Reviews
The Ocean of AmbiguityDavid Schaberg. A Patterned Past: Form and Thought in Early Chinese Historiography. Harvard 2001
There exist two texts. The Chun/Chyou (CC), in form a chronicle of events as seen from the court of Lu in the years 0722-0464, and the Dzwo Jwan (DJ; "Dzwo Commentary"), ostensibly a commentary on the CC. In substance, the two texts give sharply divergent pictures of the centuries in question; the one is not simply a fuller version of the other. In form, they contrast in these ways:
- The CC has few and brief entries for the years it covers, whereas the DJ is the largest pre-Han text, packed with vivid and extensive anecdotes ending in carefully pointed morals, salted with comments on the ritual propriety of some CC actions and peppered with discussions of why some event is or is not mentioned in the CC.
- The CC shows modest grammatical evolution over its seeming 258 year span. The gigantic DJ is on the whole grammatically homogeneous, and that homogeneous grammar is not identical with that of the CC at any point in the slow grammatical evolution of the CC.
- With a few explainable exceptions, CC events (including eclipses) that can be tested against outside evidence prove to be genuine; most DJ events that can be tested against outside evidence prove to be spurious.
From these facts, a newcomer to the situation will conclude that the evidentially vindicated CC is to be preferred to the often defective DJ. In other words, that the seeming chronicle CC and the seeming commentary DJ are both what they seem to be.
Nevertheless, Chinese tradition since the DJ itself has been unanimous in dismissing the CC, and substituting for it the DJ, not as a moralizing interpretation, but as a primary record, of Spring and Autumn history. Western Sinologists have been either respectful in accepting, or energetic in reinforcing, this tradition. In this and a parallel review, we consider two works which are of the energetic in reinforcement type.
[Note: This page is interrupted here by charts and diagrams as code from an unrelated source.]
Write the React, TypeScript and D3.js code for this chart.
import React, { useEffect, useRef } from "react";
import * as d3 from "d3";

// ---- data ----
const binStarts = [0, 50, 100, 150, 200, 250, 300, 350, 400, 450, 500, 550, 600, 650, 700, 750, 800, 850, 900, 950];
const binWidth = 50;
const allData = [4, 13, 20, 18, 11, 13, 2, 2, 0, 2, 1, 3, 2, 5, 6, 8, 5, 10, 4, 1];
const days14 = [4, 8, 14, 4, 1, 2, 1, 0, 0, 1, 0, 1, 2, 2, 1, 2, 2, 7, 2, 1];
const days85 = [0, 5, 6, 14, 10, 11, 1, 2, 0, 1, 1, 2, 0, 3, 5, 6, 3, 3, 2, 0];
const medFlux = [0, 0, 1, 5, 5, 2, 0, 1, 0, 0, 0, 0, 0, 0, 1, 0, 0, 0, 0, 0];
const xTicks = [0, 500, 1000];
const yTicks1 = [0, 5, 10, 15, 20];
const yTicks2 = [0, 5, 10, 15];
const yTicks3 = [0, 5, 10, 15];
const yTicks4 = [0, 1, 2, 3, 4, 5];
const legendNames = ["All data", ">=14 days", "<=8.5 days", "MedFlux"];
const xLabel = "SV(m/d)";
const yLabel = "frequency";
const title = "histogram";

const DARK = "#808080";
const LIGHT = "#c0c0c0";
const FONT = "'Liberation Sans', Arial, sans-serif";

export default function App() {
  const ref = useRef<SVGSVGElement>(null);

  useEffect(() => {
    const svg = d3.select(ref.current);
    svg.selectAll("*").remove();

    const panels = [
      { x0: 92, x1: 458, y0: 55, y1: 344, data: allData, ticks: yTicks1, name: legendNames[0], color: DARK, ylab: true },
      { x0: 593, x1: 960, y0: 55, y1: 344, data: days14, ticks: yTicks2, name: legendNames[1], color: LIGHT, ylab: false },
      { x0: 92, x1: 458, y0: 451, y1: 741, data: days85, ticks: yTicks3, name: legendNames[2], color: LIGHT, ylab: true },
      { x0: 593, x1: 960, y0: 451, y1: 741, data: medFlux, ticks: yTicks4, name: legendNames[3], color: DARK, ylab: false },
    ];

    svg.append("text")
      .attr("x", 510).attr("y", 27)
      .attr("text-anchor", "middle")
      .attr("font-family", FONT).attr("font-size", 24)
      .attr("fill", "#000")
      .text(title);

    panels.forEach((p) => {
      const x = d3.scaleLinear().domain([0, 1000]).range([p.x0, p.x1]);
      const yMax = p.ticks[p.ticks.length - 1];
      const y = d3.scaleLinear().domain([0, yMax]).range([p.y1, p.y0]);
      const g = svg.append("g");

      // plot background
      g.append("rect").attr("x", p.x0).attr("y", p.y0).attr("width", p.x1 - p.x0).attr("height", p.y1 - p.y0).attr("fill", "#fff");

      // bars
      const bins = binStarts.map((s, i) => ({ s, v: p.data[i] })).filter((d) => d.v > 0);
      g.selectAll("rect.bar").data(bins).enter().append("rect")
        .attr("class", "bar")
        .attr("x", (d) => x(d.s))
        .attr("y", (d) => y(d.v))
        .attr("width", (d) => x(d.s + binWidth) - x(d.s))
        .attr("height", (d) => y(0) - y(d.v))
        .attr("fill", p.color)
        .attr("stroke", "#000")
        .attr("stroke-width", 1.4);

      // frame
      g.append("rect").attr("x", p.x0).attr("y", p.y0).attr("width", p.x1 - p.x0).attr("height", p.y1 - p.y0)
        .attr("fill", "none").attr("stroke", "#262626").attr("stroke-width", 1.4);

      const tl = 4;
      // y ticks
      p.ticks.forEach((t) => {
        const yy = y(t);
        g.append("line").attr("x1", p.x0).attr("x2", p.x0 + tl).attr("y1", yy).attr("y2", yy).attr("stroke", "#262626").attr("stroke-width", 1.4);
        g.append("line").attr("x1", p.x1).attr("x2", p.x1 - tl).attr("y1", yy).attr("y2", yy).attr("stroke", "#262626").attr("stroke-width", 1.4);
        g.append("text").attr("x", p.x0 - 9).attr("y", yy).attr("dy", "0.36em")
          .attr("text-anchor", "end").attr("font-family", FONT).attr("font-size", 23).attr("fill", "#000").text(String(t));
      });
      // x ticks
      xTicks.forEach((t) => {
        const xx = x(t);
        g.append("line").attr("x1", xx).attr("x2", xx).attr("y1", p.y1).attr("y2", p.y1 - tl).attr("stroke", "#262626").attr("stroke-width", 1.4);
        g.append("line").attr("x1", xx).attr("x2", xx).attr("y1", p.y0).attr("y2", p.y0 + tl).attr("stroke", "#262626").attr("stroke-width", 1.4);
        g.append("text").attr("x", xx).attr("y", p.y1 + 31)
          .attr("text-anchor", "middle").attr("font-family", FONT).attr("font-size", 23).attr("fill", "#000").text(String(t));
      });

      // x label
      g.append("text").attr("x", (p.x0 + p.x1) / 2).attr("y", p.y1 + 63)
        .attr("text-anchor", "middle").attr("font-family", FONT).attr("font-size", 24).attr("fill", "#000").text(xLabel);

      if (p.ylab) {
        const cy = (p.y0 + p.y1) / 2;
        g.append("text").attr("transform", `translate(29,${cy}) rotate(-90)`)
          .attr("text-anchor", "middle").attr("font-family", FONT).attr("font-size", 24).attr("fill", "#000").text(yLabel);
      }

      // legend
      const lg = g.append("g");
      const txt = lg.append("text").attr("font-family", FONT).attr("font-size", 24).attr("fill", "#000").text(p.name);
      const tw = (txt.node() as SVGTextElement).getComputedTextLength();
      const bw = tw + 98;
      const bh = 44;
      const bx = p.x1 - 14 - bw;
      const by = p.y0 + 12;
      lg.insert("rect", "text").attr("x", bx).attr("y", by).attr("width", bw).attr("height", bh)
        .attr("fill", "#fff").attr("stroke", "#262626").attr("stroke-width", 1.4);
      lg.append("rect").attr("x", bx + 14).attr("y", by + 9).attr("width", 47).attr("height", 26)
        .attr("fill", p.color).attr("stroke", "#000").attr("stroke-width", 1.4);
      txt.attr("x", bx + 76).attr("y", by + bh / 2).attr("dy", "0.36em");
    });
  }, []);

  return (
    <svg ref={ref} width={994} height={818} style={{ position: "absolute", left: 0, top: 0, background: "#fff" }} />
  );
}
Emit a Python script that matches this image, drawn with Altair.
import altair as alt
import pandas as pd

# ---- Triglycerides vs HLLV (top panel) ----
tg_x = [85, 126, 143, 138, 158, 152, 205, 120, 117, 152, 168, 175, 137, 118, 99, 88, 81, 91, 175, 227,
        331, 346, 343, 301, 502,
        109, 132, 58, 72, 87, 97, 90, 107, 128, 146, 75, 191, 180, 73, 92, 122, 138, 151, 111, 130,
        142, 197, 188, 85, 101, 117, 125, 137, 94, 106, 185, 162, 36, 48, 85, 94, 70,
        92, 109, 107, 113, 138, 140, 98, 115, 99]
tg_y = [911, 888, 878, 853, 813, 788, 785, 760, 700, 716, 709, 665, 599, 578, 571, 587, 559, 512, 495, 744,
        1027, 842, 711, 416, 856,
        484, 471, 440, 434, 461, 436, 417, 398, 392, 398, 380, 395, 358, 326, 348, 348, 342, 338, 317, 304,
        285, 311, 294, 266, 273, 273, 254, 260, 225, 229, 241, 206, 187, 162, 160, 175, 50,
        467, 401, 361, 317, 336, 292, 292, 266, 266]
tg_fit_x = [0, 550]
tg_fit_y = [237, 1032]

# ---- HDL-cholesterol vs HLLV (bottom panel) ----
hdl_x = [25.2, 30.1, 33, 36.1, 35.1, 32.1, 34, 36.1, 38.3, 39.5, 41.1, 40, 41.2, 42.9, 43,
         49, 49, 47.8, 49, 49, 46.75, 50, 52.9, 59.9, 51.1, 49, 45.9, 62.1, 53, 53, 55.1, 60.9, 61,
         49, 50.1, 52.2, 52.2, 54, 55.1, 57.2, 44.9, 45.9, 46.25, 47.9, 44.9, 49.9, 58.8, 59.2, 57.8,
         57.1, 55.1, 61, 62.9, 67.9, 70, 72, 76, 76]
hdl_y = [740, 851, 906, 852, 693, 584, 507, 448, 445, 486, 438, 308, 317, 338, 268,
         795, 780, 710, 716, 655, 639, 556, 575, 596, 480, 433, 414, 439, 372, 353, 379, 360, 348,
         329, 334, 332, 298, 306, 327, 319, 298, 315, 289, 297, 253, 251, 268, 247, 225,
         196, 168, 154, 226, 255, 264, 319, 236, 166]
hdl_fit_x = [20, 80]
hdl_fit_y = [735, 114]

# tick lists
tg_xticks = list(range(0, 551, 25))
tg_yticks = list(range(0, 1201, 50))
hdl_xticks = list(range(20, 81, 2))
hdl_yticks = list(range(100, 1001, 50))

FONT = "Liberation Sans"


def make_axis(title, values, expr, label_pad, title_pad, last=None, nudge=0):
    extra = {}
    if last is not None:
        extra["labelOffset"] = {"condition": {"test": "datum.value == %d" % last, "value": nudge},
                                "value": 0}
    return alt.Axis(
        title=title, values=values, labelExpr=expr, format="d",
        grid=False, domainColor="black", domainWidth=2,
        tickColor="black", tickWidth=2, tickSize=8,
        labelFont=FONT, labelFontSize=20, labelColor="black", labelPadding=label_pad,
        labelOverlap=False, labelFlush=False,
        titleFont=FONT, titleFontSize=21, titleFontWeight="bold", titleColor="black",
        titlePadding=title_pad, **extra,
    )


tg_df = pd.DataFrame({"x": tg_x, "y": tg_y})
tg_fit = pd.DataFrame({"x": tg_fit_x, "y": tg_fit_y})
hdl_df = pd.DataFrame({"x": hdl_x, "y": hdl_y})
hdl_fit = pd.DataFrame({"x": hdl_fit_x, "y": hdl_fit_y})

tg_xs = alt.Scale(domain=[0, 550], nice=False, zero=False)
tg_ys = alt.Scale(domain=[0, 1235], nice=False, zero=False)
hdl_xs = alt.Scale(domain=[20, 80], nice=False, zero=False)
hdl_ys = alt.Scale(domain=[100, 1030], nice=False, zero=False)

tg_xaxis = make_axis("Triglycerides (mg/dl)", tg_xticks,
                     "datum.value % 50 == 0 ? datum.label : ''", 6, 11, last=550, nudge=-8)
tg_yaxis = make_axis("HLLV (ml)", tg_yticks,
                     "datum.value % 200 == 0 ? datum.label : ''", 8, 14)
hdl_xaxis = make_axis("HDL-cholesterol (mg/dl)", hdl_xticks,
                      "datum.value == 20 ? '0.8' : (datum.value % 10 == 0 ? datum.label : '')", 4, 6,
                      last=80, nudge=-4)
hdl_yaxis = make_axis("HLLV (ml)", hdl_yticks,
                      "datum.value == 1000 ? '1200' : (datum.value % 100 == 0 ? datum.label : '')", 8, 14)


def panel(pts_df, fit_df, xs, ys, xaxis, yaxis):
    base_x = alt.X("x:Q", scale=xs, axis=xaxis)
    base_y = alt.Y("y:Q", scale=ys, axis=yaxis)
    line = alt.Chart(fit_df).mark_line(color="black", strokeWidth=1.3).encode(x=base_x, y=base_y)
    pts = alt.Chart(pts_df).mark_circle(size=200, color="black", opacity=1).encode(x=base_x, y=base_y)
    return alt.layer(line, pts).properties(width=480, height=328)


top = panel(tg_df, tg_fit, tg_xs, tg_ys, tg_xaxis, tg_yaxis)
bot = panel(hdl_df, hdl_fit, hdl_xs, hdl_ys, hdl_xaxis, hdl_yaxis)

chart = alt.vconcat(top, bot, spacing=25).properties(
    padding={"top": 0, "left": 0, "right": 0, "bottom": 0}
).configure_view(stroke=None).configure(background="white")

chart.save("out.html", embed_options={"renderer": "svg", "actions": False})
From a certain modern angle, the problem of justifying the DJ can be posed this way: How do precise and extensive records from many states in the 08th through 06th centuries find their way into an 04th century text? To this question, essentially two answers have been proposed:
- Written contemporary records from various state archives were somehow accessed and combined by the DJ compilers
- Precise verbal accounts were somehow transmitted through the intervening centuries and finally collected and combined by the DJ compilers
The metaquestion is: Can there have been DJ-type contemporary records in the first place, whether written or oral? We can investigate this by considering the Bamboo Annals, a late 04c work from the state of Ngwei. Opinions vary, but this work undoubtedly either is, or reflects an 04c idea of, a state chronicle. In form, the Bamboo Annals resembles in form the CC and not the DJ. Then it is the CC which is the more plausible as reflecting the nature of any archive records which existed in the 08c-06c. Widening our consideration to all other known texts and inscriptions between the fall of Jou and the rise of Chin, we find that there is no literary analogue to the extended prose of the DJ prior to the 04th century, the time to which the internal evidence points as the DJ date of compilation.
A neutral observer would thus reject both of the above scenarios, and conclude that a choice of either is against all the literary evidence. Nevertheless, this is how the question is presently being discussed, and of the two scenarios, the book here under review (compare Pines) adopts the second.
It is no longer considered necessary to explore the details in detail. This review thus now consists of just this one page.